Born in Portugal, Pacheco was a Canadian international, earning 18 caps in four years.

==Club career==
Born in Ponta Delgada, São Miguel Island, Azores to Portuguese parents, Pacheco began his senior career in the regional leagues, playing with Vitória Pico da Pedra. In the following year he moved to arguably the biggest club in the territory, C.D. Santa Clara, but appeared in only two Segunda Liga matches in the 2003–04 campaign.

After three seasons in the third division with two sides from his native region (S.C. Lusitânia and CD Operário), Pacheco returned to Santa Clara who still competed in the second tier, and began featuring regularly for the first team, starting a total of 26 games over the course of two seasons.
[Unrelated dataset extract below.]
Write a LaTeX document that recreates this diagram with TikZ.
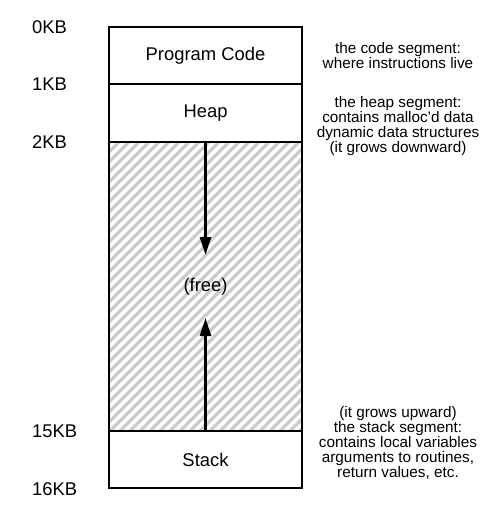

In the last minute of the 2009 August transfer window, Pacheco moved to the island of Madeira, signing with C.D. Nacional. He made his Primeira Liga debut on 5 October, playing one minute in the 2–0 home win against Vitória de Guimarães, but could only make eight competitive appearances in his first year (two in the Taça da Liga and one in the UEFA Europa League – 15 minutes of the 5–1 home victory over FK Austria Wien in the group stage).

Pacheco returned to Santa Clara in the summer of 2010, being immediately appointed captain by manager Bruno Moura. In early June 2013, after finishing the second-division campaign with four goals in 37 games, he signed a contract extension with the club. He was regarded to have established himself as a regular starter while playing for them.

In August 2019, after nine years at the Estádio de São Miguel, the 35-year-old Pacheco left and joined S.C. Ideal of the Portuguese third tier. He spent the following season with C.D. Rabo de Peixe in the same league.

==International career==
Pacheco opted to represent Canada internationally, having obtained a Canadian passport through his parents. On 14 May 2010, he was picked for the friendlies against Argentina and Venezuela; after playing six minutes from the bench in the first game (a 5–0 loss), he started on the 1–1 draw on the 29th.

On 27 June 2013, Pacheco was listed as part of the confirmed 23-man squad for Colin Miller's Canada squad for that year's CONCACAF Gold Cup, making it his second consecutive tournament.